Time Complexity: BST Find Minimum Element
O(h)
0
0
BST Find Minimum Element in DSA Javascript - Time & Space Complexity
Understanding Time Complexity
We want to know how long it takes to find the smallest value in a Binary Search Tree (BST).
How does the time grow as the tree gets bigger?
Scenario Under Consideration
Analyze the time complexity of the following code snippet.
function findMin(root) {
let current = root;
while (current.left !== null) {
current = current.left;
}
return current.value;
}
This code finds the smallest value by going left until no more left child exists.
Identify Repeating Operations
Identify the loops, recursion, array traversals that repeat.
- Primary operation: Moving down the left child nodes in the tree.
- How many times: At most once per level of the tree, until the leftmost node is reached.
How Execution Grows With Input
As the tree grows taller, the number of steps to find the minimum grows roughly with the height of the tree.

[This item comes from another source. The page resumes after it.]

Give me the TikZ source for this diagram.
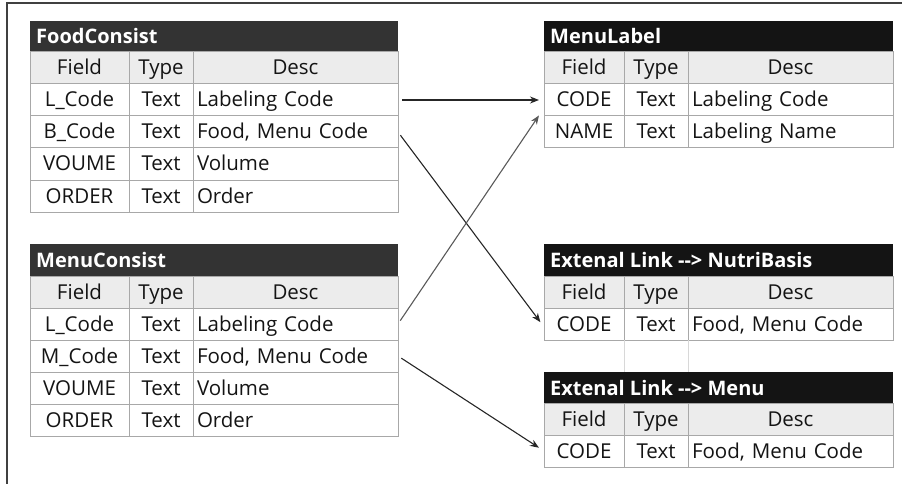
\documentclass[tikz,border=0pt]{standalone}
\usepackage{fontspec}
\setmainfont{Open Sans}
\usetikzlibrary{arrows.meta}

\definecolor{hdrgray}{HTML}{333333}
\definecolor{hdrblack}{HTML}{141414}
\definecolor{fieldbg}{HTML}{ECECEC}
\definecolor{gridgray}{HTML}{A8A8A8}

\tikzset{
  cell/.style={draw=gridgray, line width=1pt, anchor=north west, outer sep=0pt,
    inner sep=0pt, minimum height=32pt, text height=17pt, text depth=3pt,
    font=\fontsize{20.5}{24}\selectfont, text=black!92},
  desccell/.style={cell, inner xsep=4pt, text width=197pt, align=left},
  headcell/.style={cell, fill=fieldbg},
  title/.style={anchor=west, inner sep=0pt, text=white,
    font=\fontsize{20}{24}\selectfont\bfseries},
  conn/.style={-{Stealth[length=9pt,width=7pt]}, line width=1.1pt, draw=black!85},
}

% column header row: #1 prefix, #2 x, #3 y
\newcommand\fieldrow[3]{%
  \node[headcell, minimum width=\colw] (#1-a) at (#2,#3) {Field};
  \node[headcell, minimum width=64pt] (#1-b) at (#1-a.north east) {Type};
  \node[headcell, desccell, fill=fieldbg, align=center] (#1-c) at (#1-b.north east) {Desc};
}
% one record: #1 name, #2 x, #3 y, #4 field, #5 type, #6 desc
\newcommand\datarow[6]{%
  \node[cell, minimum width=\colw] (#1-a) at (#2,#3) {#4};
  \node[cell, minimum width=64pt] (#1-b) at (#1-a.north east) {#5};
  \node[desccell] (#1-c) at (#1-b.north east) {#6};
}

\begin{document}
\begin{tikzpicture}[x=1pt,y=-1pt]
\useasboundingbox (0,0) rectangle (902,484);

% frame
\draw[line width=1.5pt, draw=black!75] (7,484) -- (7,3) -- (902,3);

% FoodConsist
\def\colw{99pt}
\fill[hdrgray] (30,21) rectangle (398,52);
\node[title] (fc) at (36,36.5) {FoodConsist};
\fieldrow{fc-hd}{30}{52}
\datarow{fc-lcode}{30}{84}{L\_Code}{Text}{Labeling Code}
\datarow{fc-bcode}{30}{116}{B\_Code}{Text}{Food, Menu Code}
\datarow{fc-vol}{30}{148}{VOUME}{Text}{Volume}
\datarow{fc-ord}{30}{180}{ORDER}{Text}{Order}

% MenuConsist
\fill[hdrgray] (30,244) rectangle (398,276);
\node[title] (mc) at (36,260) {MenuConsist};
\fieldrow{mc-hd}{30}{276}
\datarow{mc-lcode}{30}{308}{L\_Code}{Text}{Labeling Code}
\datarow{mc-mcode}{30}{340}{M\_Code}{Text}{Food, Menu Code}
\datarow{mc-vol}{30}{372}{VOUME}{Text}{Volume}
\datarow{mc-ord}{30}{404}{ORDER}{Text}{Order}

% MenuLabel
\def\colw{80pt}
\fill[hdrblack] (544,21) rectangle (893,52);
\node[title] (ml) at (550,36.5) {MenuLabel};
\fieldrow{ml-hd}{544}{52}
\datarow{ml-code}{544}{84}{CODE}{Text}{Labeling Code}
\datarow{ml-name}{544}{116}{NAME}{Text}{Labeling Name}

% external links
\fill[hdrblack] (544,244) rectangle (893,276);
\node[title] (nb) at (550,260) {Extenal Link -{}-> NutriBasis};
\fieldrow{nb-hd}{544}{276}
\datarow{nb-code}{544}{308}{CODE}{Text}{Food, Menu Code}

\draw[gridgray!45, line width=1pt] (nb-code-a.south east) -- ++(0,33);
\draw[gridgray!45, line width=1pt] (nb-code-b.south east) -- ++(0,33);

\fill[hdrblack] (544,372) rectangle (893,403);
\node[title] (mn) at (550,387.5) {Extenal Link -{}-> Menu};
\fieldrow{mn-hd}{544}{403}
\datarow{mn-code}{544}{435}{CODE}{Text}{Food, Menu Code}

% links
\draw[conn, shorten <=4pt, shorten >=5pt] (fc-lcode-c.east) -- (ml-code-a.west);
\draw[conn, shorten <=4pt, shorten >=6pt] (fc-bcode-c.east) -- ([yshift=-3pt]nb-code-a.west);
\draw[conn, draw=black!65, shorten <=4pt, shorten >=9pt] (mc-lcode-c.east) -- ([yshift=-8pt]ml-code-a.west);
\draw[conn, shorten <=4pt, shorten >=6pt] (mc-mcode-c.east) -- (mn-code-a.west);

\end{tikzpicture}
\end{document}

| Input Size (n) | Approx. Operations (steps down left) |
|---|---|
| 10 | Up to 4 (if tree height is 4) |
| 100 | Up to 7 (if tree height is 7) |
| 1000 | Up to 10 (if tree height is 10) |
Pattern observation: The steps grow with the tree height, which depends on how balanced the tree is.
Final Time Complexity
Time Complexity: O(h)
This means the time depends on the height of the tree, going down one level at a time.
Common Mistake
[X] Wrong: "Finding the minimum always takes O(1) time because it's just one step."
[OK] Correct: The minimum is found by moving down the left side, which can take many steps if the tree is tall.
Interview Connect
Understanding how tree height affects search time helps you explain why balanced trees are faster and shows your grasp of data structure efficiency.
Self-Check
"What if the BST is perfectly balanced? How would the time complexity change?"